Recall that the defined semantics for SQL nulls is as the simple representation for missing information (see Semantics of SQL Nulls). A null is to be interpreted as missing information and nothing more. There are a number of areas in which the SQL treatment of nulls is inconsistent with this definition, and the purpose of this section is to summarize those inconsistencies.
- The empty set (notated symbolically as ø), which is a well-defined value in set theory, evaluates as null in SQL. The empty set is an actual value in mathematics, not a place holder for missing information. The union of the empty set with any set S yields S. In other words, the empty set is the identity under union. In SQL, however, nulls are used to indicate both missing information (and many other things) as well as the empty set. To demonstrate that nulls and the empty set are not the same thing in SQL, try to submit the following request and see what happens.

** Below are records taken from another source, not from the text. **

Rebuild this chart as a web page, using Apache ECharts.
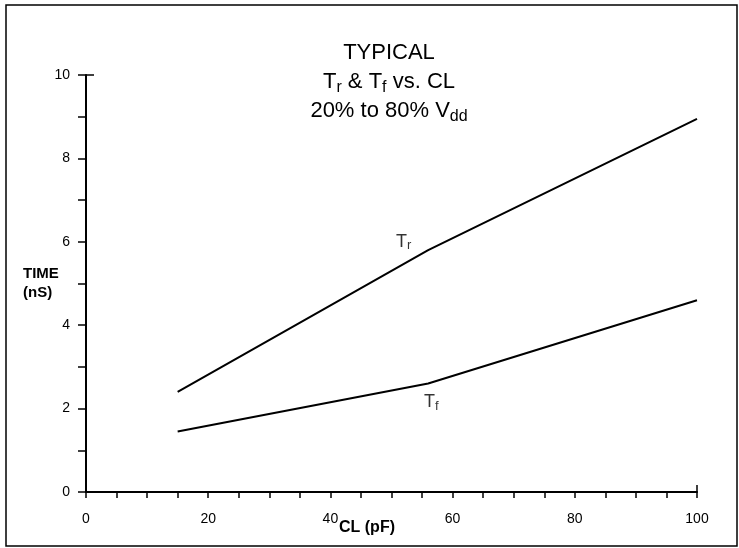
<!DOCTYPE html>
<html>
<head>
<meta charset="utf-8">
<script src="https://cdn.jsdelivr.net/npm/echarts@6/dist/echarts.min.js"></script>
<style>html,body{margin:0;padding:0;background:#fff;}#c{width:739px;height:548px;}</style>
</head>
<body>
<div id="c"></div>
<script>
var trData = [[15, 2.4], [56, 5.8], [100, 8.95]];
var tfData = [[15, 1.45], [56, 2.6], [100, 4.6]];
var curveLabels = [
  { value: [52, 6.0], text: 'T{s|r}' },
  { value: [56.5, 2.15], text: 'T{s|f}' }
];
var xTicks = [0, 20, 40, 60, 80, 100];
var yTicks = [0, 2, 4, 6, 8, 10];

var chart = echarts.init(document.getElementById('c'));
var font = 'Liberation Sans, Arial, sans-serif';
var blackTick = { color: '#000', width: 1.5 };
chart.setOption({
  animation: false,
  backgroundColor: '#fff',
  title: {
    text: 'TYPICAL\nT{s|r} & T{s|f} vs. CL\n20% to 80% V{s|dd}',
    left: 384, top: 33, textAlign: 'center',
    textStyle: {
      fontFamily: font, fontSize: 22, fontWeight: 'normal', color: '#000', lineHeight: 29, align: 'center',
      rich: { s: { fontFamily: font, fontSize: 16, color: '#000', verticalAlign: 'bottom', lineHeight: 25 } }
    }
  },
  graphic: [{
    type: 'rect', shape: { x: 6, y: 5, width: 731, height: 541 },
    style: { fill: 'none', stroke: '#000', lineWidth: 1.5 }, silent: true
  }],
  grid: { left: 86, right: 42, top: 75, bottom: 56 },
  xAxis: [{
    type: 'value', min: 0, max: 100, interval: 20,
    name: 'CL (pF)', nameLocation: 'middle', nameGap: 28, nameMoveOverlap: false,
    nameTextStyle: { fontFamily: font, fontSize: 16, fontWeight: 'bold', color: '#000', padding: [0, 49, 0, 0] },
    axisLine: { lineStyle: { color: '#000', width: 2 } },
    axisTick: { show: true, length: 6, lineStyle: blackTick },
    minorTick: { show: true, splitNumber: 4, length: 6, lineStyle: blackTick },
    splitLine: { show: false },
    axisLabel: { fontFamily: font, fontSize: 14, color: '#000', margin: 20,
      formatter: function (v) { return xTicks.indexOf(v) >= 0 ? String(v) : ''; } }
  }, {
    type: 'value', min: 0, max: 100, interval: 100, position: 'bottom',
    axisLine: { show: false }, axisLabel: { show: false }, splitLine: { show: false },
    axisTick: { show: true, inside: true, length: 7, lineStyle: blackTick }
  }],
  yAxis: [{
    type: 'value', min: 0, max: 10, interval: 2,
    name: 'TIME\n(nS)', nameLocation: 'middle', nameRotate: 0, nameGap: 63, nameMoveOverlap: false,
    nameTextStyle: { fontFamily: font, fontSize: 15, fontWeight: 'bold', color: '#000', align: 'left', lineHeight: 19, padding: [10, 0, 0, 0] },
    axisLine: { lineStyle: { color: '#000', width: 2 } },
    axisTick: { show: true, length: 8, lineStyle: blackTick },
    minorTick: { show: true, splitNumber: 2, length: 8, lineStyle: blackTick },
    splitLine: { show: false },
    axisLabel: { fontFamily: font, fontSize: 14, color: '#000', margin: 16,
      formatter: function (v) { return yTicks.indexOf(v) >= 0 ? String(v) : ''; } }
  }, {
    type: 'value', min: 0, max: 10, interval: 10, position: 'left',
    axisLine: { show: false }, axisLabel: { show: false }, splitLine: { show: false },
    axisTick: { show: true, inside: true, length: 8, lineStyle: blackTick }
  }],
  series: [
    { name: 'Tr', type: 'line', data: trData, symbol: 'none', lineStyle: { color: '#000', width: 2 } },
    { name: 'Tf', type: 'line', data: tfData, symbol: 'none', lineStyle: { color: '#000', width: 2 } },
    { name: 'labels', type: 'scatter', symbolSize: 0,
      data: curveLabels.map(function (d) { return { value: d.value, labelText: d.text }; }),
      label: { show: true, position: 'inside',
        formatter: function (p) { return p.data.labelText; },
        fontFamily: font, fontSize: 18, color: '#000',
        rich: { s: { fontFamily: font, fontSize: 13, color: '#000', verticalAlign: 'bottom', lineHeight: 21 } } } }
  ]
});
</script>
</body>
</html>
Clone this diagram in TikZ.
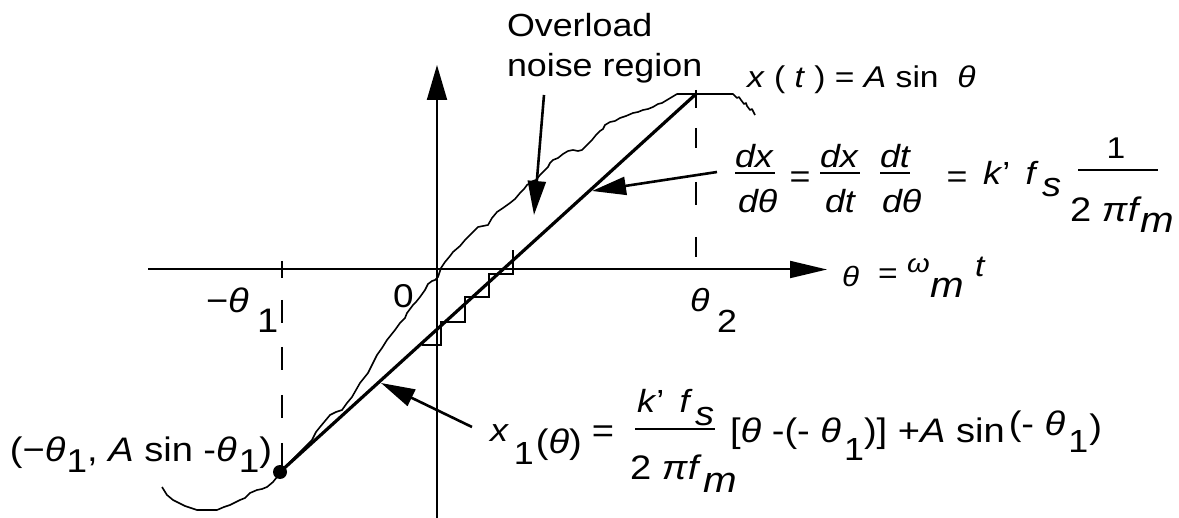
\documentclass[tikz,border=0pt]{standalone}
\usepackage{fontspec}
\setmainfont{Liberation Sans}[FakeStretch=1.12]
\usetikzlibrary{arrows.meta}
\newcommand\fsz[1]{\fontsize{#1}{#1}\selectfont}
\tikzset{
  lab/.style={inner sep=0pt, outer sep=0pt, anchor=base west},
  labc/.style={inner sep=0pt, outer sep=0pt, anchor=center},
  axisln/.style={line width=1pt, -{Triangle[length=18.5pt,width=8.5pt]}},
  annarrow/.style={line width=1.3pt, -{Triangle[length=17pt,width=9pt]}},
  curveln/.style={line width=0.8pt, line join=round},
  sline/.style={line width=1.6pt},
  stairln/.style={line width=1pt},
  dashln/.style={line width=1pt},
  fbar/.style={line width=0.9pt},
}
\begin{document}
\begin{tikzpicture}[x=0.5pt,y=-0.5pt]
\useasboundingbox (0,0) rectangle (1179,518);
% axes
\coordinate (xs) at (148,269.5); \coordinate (xe) at (827,269.5);
\coordinate (ys) at (437,518); \coordinate (ye) at (437,65);
\draw[axisln] (xs) -- (xe);
\draw[line width=1pt, -{Triangle[length=17.5pt,width=10pt]}] (ys) -- (ye);
% dashed guides
\draw[dashln] (282,261) -- (282,278) (282,300) -- (282,323) (282,347) -- (282,370)
  (282,395) -- (282,418) (282,443) -- (282,466);
\draw[dashln] (696,90) -- (696,108) (696,128) -- (696,148) (696,182) -- (696,205) (696,237) -- (696,257);
% slope line
\node[circle, fill, inner sep=0pt, minimum size=7pt] (dot) at (280,472) {};
\coordinate (top) at (696,94);
\draw[sline] (dot.center) -- (top);
% staircase
\draw[stairln] (421.7,345) -- (441,345) -- (441,321.7) -- (465,321.7) -- (465,297.3)
  -- (489.3,297.3) -- (489.3,274) -- (513.3,274) -- (513.3,250);
% signal curve
\draw[curveln] (162,487) -- (167,495) -- (173,500) -- (185,506) -- (197,510) -- (217,510)
  -- (224,507) -- (230,505) -- (240,500) -- (245,498) -- (250,493) -- (257,490) -- (262,489)
  -- (267,487) -- (273,482) -- (277,477) -- (280,472) -- (288,464) -- (296,456) -- (304,448)
  -- (312,440) -- (316,432) -- (320,427) -- (330,415) -- (336,412) -- (342,410) -- (347,403)
  -- (352,397) -- (356,390) -- (360,383) -- (368,373) -- (373,363) -- (377,355) -- (382,348)
  -- (387,340) -- (395,330) -- (400,323) -- (405,318) -- (407,313) -- (413,305) -- (416,302)
  -- (420,297) -- (425,290) -- (428,284) -- (432,281) -- (435,280) -- (438,277) -- (440,271)
  -- (441,268) -- (445,262) -- (450,256) -- (453,252) -- (460,246) -- (465,240) -- (472,233)
  -- (478,227) -- (483,226) -- (488,225) -- (492,218) -- (497,212) -- (503,208) -- (510,203)
  -- (515,199) -- (520,193) -- (524,189) -- (527,185) -- (533,181) -- (536,180) -- (540,175)
  -- (545,170) -- (548,167) -- (550,163) -- (553,160) -- (558,158) -- (563,154) -- (568,151)
  -- (573,150) -- (578,151) -- (582,150) -- (586,146) -- (592,140) -- (596,135) -- (600,131)
  -- (603,129) -- (605,125) -- (610,122) -- (615,121) -- (620,118) -- (626,116) -- (633,113)
  -- (638,112) -- (643,110) -- (648,109) -- (653,107) -- (658,104) -- (662,103) -- (667,100)
  -- (672,97) -- (677,94) -- (733,94) -- (737,98) -- (739,97) -- (741,100) -- (744,104)
  -- (746,103) -- (747,106) -- (750,110) -- (752,109) -- (755,115);
% annotation arrows
\coordinate (a1s) at (544,95); \coordinate (a1e) at (534,215);
\coordinate (a2s) at (717,172); \coordinate (a2e) at (592,191);
\coordinate (a3s) at (472,427); \coordinate (a3e) at (381,383);
\draw[annarrow] (a1s) -- (a1e);
\draw[annarrow] (a2s) -- (a2e);
\draw[annarrow] (a3s) -- (a3e);
% labels
\node[lab, font=\fsz{16}] (ov) at (507,37) {Overload};
\node[lab, font=\fsz{16}] (nr) at (507,77) {noise region};
\node[lab, font=\fsz{15}] (xt) at (747,88) {\textit{x} ( \textit{t} ) = \textit{A} sin \ \textit{θ}};
% derivative
\node[lab, font=\fsz{16}\itshape] (n1) at (735,168) {dx};
\draw[fbar] (735,173) -- (775,173);
\node[lab, font=\fsz{16}\itshape] (d1) at (738,213) {dθ};
\node[labc, font=\fsz{16}] (e1) at (800,180) {=};
\node[lab, font=\fsz{16}\itshape] (n2) at (820,168) {dx};
\draw[fbar] (820,173) -- (860,173);
\node[lab, font=\fsz{16}\itshape] (d2) at (825,213) {dt};
\node[lab, font=\fsz{16}\itshape] (n3) at (880,168) {dt};
\draw[fbar] (880,173) -- (910,173);
\node[lab, font=\fsz{16}\itshape] (d3) at (882,213) {dθ};
\node[labc, font=\fsz{16}] (e2) at (957,180) {=};
\node[lab, font=\fsz{16}] (kf) at (983,185) {\textit{k}' \,\textit{f}};
\node[lab, font=\fsz{17}\itshape] (ss) at (1042,197) {s};
\node[labc, font=\fsz{15}] (one) at (1116,148) {1};
\draw[fbar] (1078,170) -- (1158,170);
\node[lab, font=\fsz{17}] (tpf) at (1070,222) {2 \textit{π}\textit{f}};
\node[lab, font=\fsz{18}\itshape] (mm) at (1140,233) {m};
% theta axis label
\node[lab, font=\fsz{14}\itshape] (th) at (842,287) {θ};
\node[labc, font=\fsz{15}] (eq3) at (888,276) {=};
\node[lab, font=\fsz{13}\itshape] (om) at (907,273) {ω};
\node[lab, font=\fsz{18}\itshape] (m2) at (930,298) {m};
\node[lab, font=\fsz{15}\itshape] (tt) at (975,277) {t};
% tick labels
\node[lab, font=\fsz{16}\itshape] (th2) at (690,312) {θ};
\node[lab, font=\fsz{16}] (two) at (717,333) {2};
\node[lab, font=\fsz{17}] (mth) at (206,313) {−\textit{θ}};
\node[lab, font=\fsz{17}] (one1) at (257,333) {1};
\node[lab, font=\fsz{16.5}] (zero) at (393,308) {0};
% point label
\node[lab, font=\fsz{17}] (bl1) at (10,461) {(−\textit{θ}};
\node[lab, font=\fsz{16.5}] (bl2) at ([xshift=0.5pt,yshift=-6pt]bl1.base east) {1};
\node[lab, font=\fsz{17}] (bl3) at ([yshift=6pt]bl2.base east) {, \textit{A} sin -\textit{θ}};
\node[lab, font=\fsz{16.5}] (bl4) at ([xshift=1pt,yshift=-6pt]bl3.base east) {1};
\node[lab, font=\fsz{17}] (bl5) at ([yshift=6pt]bl4.base east) {)};
% x1 formula
\node[lab, font=\fsz{16}\itshape] (x1) at (490,442) {x};
\node[lab, font=\fsz{16}] (x1s) at ([xshift=3pt,yshift=-11.5pt]x1.base east) {1};
\node[lab, font=\fsz{17}] (x1t) at ([xshift=1pt,yshift=6pt]x1s.base east) {(\textit{θ})};
\node[lab, font=\fsz{17}] (e4) at ([xshift=5pt,yshift=5pt]x1t.base east) {=};
\node[lab, font=\fsz{16}] (kf2) at (637,413) {\textit{k}' \,\textit{f}};
\node[lab, font=\fsz{17}\itshape] (ss2) at (695,425) {s};
\draw[fbar] (635,429) -- (715,429);
\node[lab, font=\fsz{17}] (tpf2) at (630,480) {2 \textit{π}\textit{f}};
\node[lab, font=\fsz{18}\itshape] (mm2) at (703,493) {m};
\node[lab, font=\fsz{17}] (br1) at (730,443) {[\textit{θ} -(- \textit{θ}};
\node[lab, font=\fsz{16}] (br2) at ([xshift=1.5pt,yshift=-8.5pt]br1.base east) {1};
\node[lab, font=\fsz{17}] (br3) at ([yshift=8.5pt]br2.base east) {)] +\textit{A} sin};
\node[lab, font=\fsz{17}] (br4) at ([xshift=2pt,yshift=3.5pt]br3.base east) {(- \textit{θ}};
\node[lab, font=\fsz{16}] (br5) at ([xshift=1.5pt,yshift=-8pt]br4.base east) {1};
\node[lab, font=\fsz{17}] (br6) at ([xshift=0.5pt,yshift=7pt]br5.base east) {)};
\end{tikzpicture}
\end{document}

SELECT column_name FROM table_name UNION NULL;
Furthermore, in set theory, ø = ø, while in SQL, NULL ≠ NULL.
For example, the evaluation of an empty character string in SQL returns null rather than the mathematically correct empty set. Similarly, aggregation over empty sets report null, which is meant to mean that the value is missing, but there are known results having real values for such operations on empty sets.
The problem with empty sets is also true for the outer join, where the extended columns in the join result are denoted by nulls, but are actually empty sets. As a result, nulls are used to represent both empty sets and missing information in the same report.
- Nulls have no value by definition, but sort as if they were all equal to one another.
- Similarly, when Vantage makes duplicate row checks, it treats nulls as if they were equal to one another.
- A null unique primary index is valid in Vantage. In this situation, the non-value NULL is treated as if it were a unique value, which it is not, because by definition, NULL is neither a value nor unique.
There can be only one null UPI per table, and if a table defined with a NUPI has very many null primary indexes, the distribution of those rows across the AMPs will be very skewed.
- With the exception of COUNT(*), SQL aggregate operations ignore nulls, while SQL arithmetic operations do not.
- With the exception of CASE, COALESCE, and NULLIF, nulls are not valid predicate conditions in SQL expressions.
- With the exception of CASE, COALESCE, and NULLIF, SQL expressions cannot neither return nor operate on nulls.
- When a CASE, COALESCE, or NULLIF expression returns a null literal, it has INTEGER data type. All other nulls are untyped.
- Null is a relatively common European family name, so its use as a literal default for name columns can produce incorrect query results if there are instances of the family name Null in those columns.
- Structured UDTs can have null attributes, but the semantics of null attributes are different from the semantics of a null field in a column. For example, consider a structured UDT that is composed of a single attribute. If that attribute is set null, the field value in that column is not treated as a null with respect to the UDT column value.
You must explicitly place a null marker into the UDT column for the column “value” to be considered null.
The semantics of a null data type, whether partially or wholly null, are difficult to grasp. It can be said that a null attribute represents a missing type definition, but nulls are defined in ANSI/ISO SQL to represent missing values, not missing type definitions. The semantics of a UDT are what its designer defines them to be, of course, but from a logical perspective, it would seem that the best semantic definition of a null UDT would be undefined.
Using technology borrowed from object-oriented programming languages, it might be said that nulls superficially appear to be overloaded in SQL because multiple markers having different semantics are all subsumed under the same name: null. However, unlike the case for overloaded functions in object-oriented languages, it is not possible to discriminate among the various semantic possibilities a given null marker presents to a user or routine that must distinguish its intended semantics from among the myriad possible interpretations.